(Rows from a dataset of charts and code)
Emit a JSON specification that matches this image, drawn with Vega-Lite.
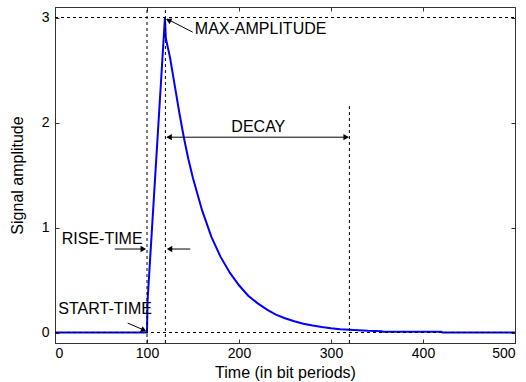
{
  "$schema": "https://vega.github.io/schema/vega-lite/v6.json",
  "width": 460,
  "height": 336,
  "autosize": "none",
  "padding": {"left": 55, "top": 7, "right": 11, "bottom": 39},
  "background": "white",
  "config": {
    "view": {"stroke": "#333333", "strokeWidth": 1},
    "axis": {
      "grid": false,
      "domainColor": "#333333",
      "tickColor": "#333333",
      "labelColor": "black",
      "titleColor": "black",
      "labelFont": "Liberation Sans",
      "titleFont": "Liberation Sans",
      "labelFontSize": 14,
      "titleFontSize": 16,
      "titleFontWeight": "normal",
      "tickSize": -4,
      "labelPadding": 7
    }
  },
  "datasets": {
    "signal": [
      {"t": 0, "a": 0}, {"t": 100, "a": 0}, {"t": 100.6, "a": 0.3}, {"t": 119.5, "a": 3},
      {"t": 120.5, "a": 2.8}, {"t": 125, "a": 2.62}, {"t": 130, "a": 2.36}, {"t": 135, "a": 2.1},
      {"t": 140, "a": 1.86}, {"t": 145, "a": 1.65}, {"t": 150, "a": 1.47}, {"t": 160, "a": 1.16},
      {"t": 170, "a": 0.91}, {"t": 180, "a": 0.72}, {"t": 190, "a": 0.57}, {"t": 200, "a": 0.45},
      {"t": 210, "a": 0.35}, {"t": 220, "a": 0.28}, {"t": 230, "a": 0.22}, {"t": 240, "a": 0.17},
      {"t": 250, "a": 0.136}, {"t": 260, "a": 0.107}, {"t": 270, "a": 0.084}, {"t": 280, "a": 0.066},
      {"t": 290, "a": 0.052}, {"t": 300, "a": 0.041}, {"t": 310, "a": 0.032}, {"t": 320, "a": 0.026},
      {"t": 340, "a": 0.016}, {"t": 355, "a": 0.012}, {"t": 356, "a": 0.008}, {"t": 420, "a": 0.006},
      {"t": 421, "a": 0}, {"t": 500, "a": 0}
    ],
    "guides": [
      {"x1": 0, "x2": 500, "y1": 3, "y2": 3},
      {"x1": 0, "x2": 500, "y1": 0, "y2": 0},
      {"x1": 100, "x2": 100, "y1": -0.1, "y2": 3.1},
      {"x1": 120, "x2": 120, "y1": -0.1, "y2": 3.1},
      {"x1": 320, "x2": 320, "y1": -0.1, "y2": 2.16}
    ],
    "shafts": [
      {"x1": 149.7, "y1": 2.86, "x2": 122, "y2": 2.985},
      {"x1": 122, "y1": 1.86, "x2": 318.5, "y2": 1.86},
      {"x1": 65, "y1": 0.795, "x2": 97, "y2": 0.795},
      {"x1": 147, "y1": 0.795, "x2": 123, "y2": 0.795},
      {"x1": 79, "y1": 0.09, "x2": 97.5, "y2": 0.02}
    ],
    "heads": [
      {"x": 123.4, "y": 2.975, "dir": 296.5},
      {"x": 124, "y": 1.86, "dir": 270},
      {"x": 316.5, "y": 1.86, "dir": 90},
      {"x": 96, "y": 0.795, "dir": 90},
      {"x": 124.5, "y": 0.795, "dir": 270},
      {"x": 96.5, "y": 0.022, "dir": 114}
    ],
    "leftLabels": [
      {"x": 152, "y": 2.89, "text": "MAX-AMPLITUDE"},
      {"x": 7.3, "y": 0.89, "text": "RISE-TIME"},
      {"x": 3.6, "y": 0.22, "text": "START-TIME"}
    ],
    "centerLabels": [
      {"x": 221, "y": 1.96, "text": "DECAY"}
    ]
  },
  "resolve": {"axis": {"x": "independent", "y": "independent"}},
  "layer": [
    {
      "data": {"name": "signal"},
      "mark": {"type": "line", "color": "#0000ff", "strokeWidth": 2},
      "encoding": {
        "x": {"field": "t", "type": "quantitative", "scale": {"domain": [0, 500], "nice": false},
              "axis": {"orient": "bottom", "title": "Time (in bit periods)", "values": [0, 100, 200, 300, 400, 500], "titlePadding": 4}},
        "y": {"field": "a", "type": "quantitative", "scale": {"domain": [-0.1, 3.1], "nice": false, "zero": false},
              "axis": {"orient": "left", "title": "Signal amplitude", "values": [0, 1, 2, 3], "titlePadding": 16, "labelPadding": 10}}
      }
    },
    {
      "data": {"name": "guides"},
      "mark": {"type": "rule", "color": "black", "strokeWidth": 1, "strokeDash": [3, 3]},
      "encoding": {
        "x": {"field": "x1", "type": "quantitative", "axis": null},
        "x2": {"field": "x2"},
        "y": {"field": "y1", "type": "quantitative", "axis": null},
        "y2": {"field": "y2"}
      }
    },
    {
      "data": {"name": "shafts"},
      "mark": {"type": "rule", "color": "black", "strokeWidth": 1},
      "encoding": {
        "x": {"field": "x1", "type": "quantitative", "axis": null},
        "x2": {"field": "x2"},
        "y": {"field": "y1", "type": "quantitative", "axis": null},
        "y2": {"field": "y2"}
      }
    },
    {
      "data": {"name": "heads"},
      "mark": {"type": "point", "shape": "triangle-up", "filled": true, "color": "black", "size": 40, "opacity": 1},
      "encoding": {
        "x": {"field": "x", "type": "quantitative", "axis": {"orient": "top", "labels": false, "title": null, "values": [0, 100, 200, 300, 400, 500], "domain": false}},
        "y": {"field": "y", "type": "quantitative", "axis": {"orient": "right", "labels": false, "title": null, "values": [0, 1, 2, 3], "domain": false}},
        "angle": {"field": "dir", "type": "quantitative", "scale": null}
      }
    },
    {
      "data": {"name": "leftLabels"},
      "mark": {"type": "text", "font": "Liberation Sans", "fontSize": 16, "color": "black", "baseline": "middle", "align": "left"},
      "encoding": {
        "x": {"field": "x", "type": "quantitative", "axis": null},
        "y": {"field": "y", "type": "quantitative", "axis": null},
        "text": {"field": "text"}
      }
    },
    {
      "data": {"name": "centerLabels"},
      "mark": {"type": "text", "font": "Liberation Sans", "fontSize": 16, "color": "black", "baseline": "middle", "align": "center"},
      "encoding": {
        "x": {"field": "x", "type": "quantitative", "axis": null},
        "y": {"field": "y", "type": "quantitative", "axis": null},
        "text": {"field": "text"}
      }
    }
  ]
}
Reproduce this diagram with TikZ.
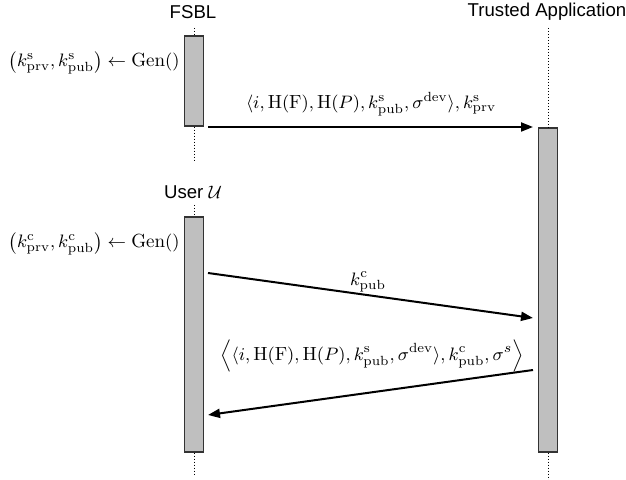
\documentclass[tikz,border=0pt]{standalone}
\usepackage{amsmath}
\usepackage{fontspec}
\setsansfont{Liberation Sans}
\usetikzlibrary{arrows.meta,positioning}

\newcommand{\keyof}[2]{k^{\mathrm{#1}}_{\mathrm{#2}}}

\begin{document}
\begin{tikzpicture}[x=0.5pt,y=-0.5pt,
  actor/.style={font=\sffamily\fontsize{9.3}{11}\selectfont, inner sep=1pt},
  actbox/.style={draw=black!80, fill=black!25, line width=0.6pt, minimum width=9.5pt, inner sep=0pt},
  lifeline/.style={densely dotted, line width=0.5pt},
  msg/.style={-{Triangle[length=6pt,width=4.5pt]}, line width=1pt},
  msglabel/.style={font=\fontsize{9.5}{11}\selectfont, inner sep=1pt}]

  \useasboundingbox (0,0) rectangle (626,480);

  % Actors
  \node[actor] (fsbl) at (193,12) {FSBL};
  \node[actor] (ta) at (547,12) {Trusted Application};
  \node[actor] (user) at (193,192) {User $\mathcal{U}$};

  % Activation boxes
  \node[actbox, minimum height=45pt] (fsblbox) at (194,81) {};
  \node[actbox, minimum height=162pt] (tabox) at (548,290) {};
  \node[actbox, minimum height=117.5pt] (userbox) at (194,334.5) {};

  % Lifelines
  \coordinate (fsblend) at (194,162);
  \coordinate (taend) at (548,480);
  \coordinate (userend) at (194,476);
  \draw[lifeline] (fsblbox.north |- 0,28) -- (fsblbox.north);
  \draw[lifeline] (fsblbox.south) -- (fsblend);
  \draw[lifeline] (tabox.north |- 0,28) -- (tabox.north);
  \draw[lifeline] (tabox.south) -- (taend);
  \draw[lifeline] (userbox.north |- 0,205) -- (userbox.north);
  \draw[lifeline] (userbox.south) -- (userend);

  % Key generation
  \node[msglabel, anchor=east] (gens) at (182,63)
    {$\bigl(\keyof{s}{prv}, \keyof{s}{pub}\bigr) \leftarrow \mathrm{Gen}()$};
  \node[msglabel, anchor=east] (genc) at (182,244)
    {$\bigl(\keyof{c}{prv}, \keyof{c}{pub}\bigr) \leftarrow \mathrm{Gen}()$};

  % Messages
  \coordinate (m1s) at (208,127);
  \coordinate (m1e) at (533,127);
  \coordinate (m2s) at (208,273);
  \coordinate (m2e) at (533,318);
  \coordinate (m3s) at (533,370);
  \coordinate (m3e) at (208,415);

  \draw[msg] (m1s) -- (m1e);
  \node[msglabel] (m1lbl) at (371,104)
    {$\langle i, \mathrm{H}(\mathrm{F}), \mathrm{H}(P), \keyof{s}{pub}, \sigma^{\mathrm{dev}}\rangle, \keyof{s}{prv}$};

  \draw[msg] (m2s) -- (m2e);
  \node[msglabel] (m2lbl) at (368,282) {$\keyof{c}{pub}$};

  \draw[msg] (m3s) -- (m3e);
  \node[msglabel] (m3lbl) at (372,356)
    {$\Bigl\langle \langle i, \mathrm{H}(\mathrm{F}), \mathrm{H}(P), \keyof{s}{pub}, \sigma^{\mathrm{dev}}\rangle, \keyof{c}{pub}, \sigma^{s} \Bigr\rangle$};

\end{tikzpicture}
\end{document}
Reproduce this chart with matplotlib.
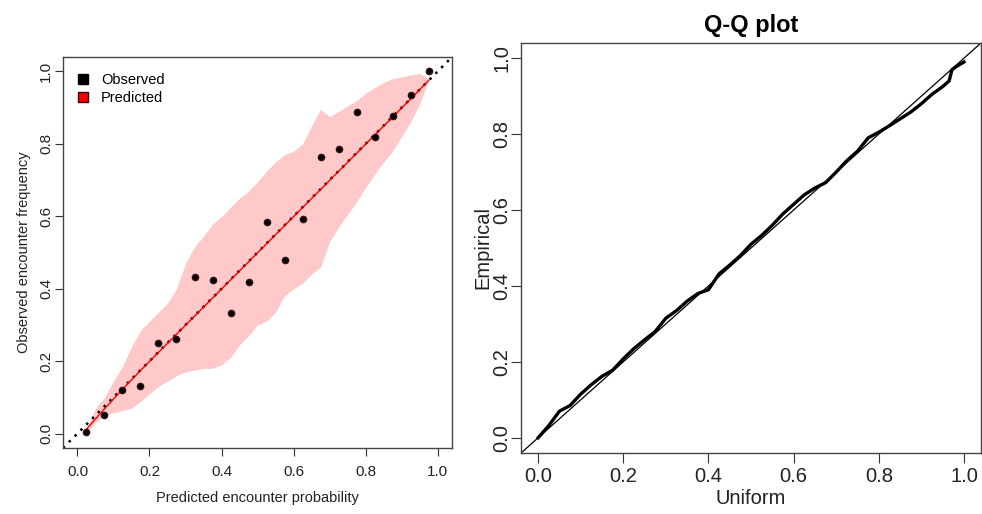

- _Short exercise_
Drop the images and output only the lines from the one that contains "Reproduce this diagram with TikZ." to the one that contains "minimum height=117.5pt] (userbox)", both included.

- _Response to the task_
Reproduce this diagram with TikZ.
\documentclass[tikz,border=0pt]{standalone}
\usepackage{amsmath}
\usepackage{fontspec}
\setsansfont{Liberation Sans}
\usetikzlibrary{arrows.meta,positioning}

\newcommand{\keyof}[2]{k^{\mathrm{#1}}_{\mathrm{#2}}}

\begin{document}
\begin{tikzpicture}[x=0.5pt,y=-0.5pt,
  actor/.style={font=\sffamily\fontsize{9.3}{11}\selectfont, inner sep=1pt},
  actbox/.style={draw=black!80, fill=black!25, line width=0.6pt, minimum width=9.5pt, inner sep=0pt},
  lifeline/.style={densely dotted, line width=0.5pt},
  msg/.style={-{Triangle[length=6pt,width=4.5pt]}, line width=1pt},
  msglabel/.style={font=\fontsize{9.5}{11}\selectfont, inner sep=1pt}]

  \useasboundingbox (0,0) rectangle (626,480);

  % Actors
  \node[actor] (fsbl) at (193,12) {FSBL};
  \node[actor] (ta) at (547,12) {Trusted Application};
  \node[actor] (user) at (193,192) {User $\mathcal{U}$};

  % Activation boxes
  \node[actbox, minimum height=45pt] (fsblbox) at (194,81) {};
  \node[actbox, minimum height=162pt] (tabox) at (548,290) {};
  \node[actbox, minimum height=117.5pt] (userbox) at (194,334.5) {};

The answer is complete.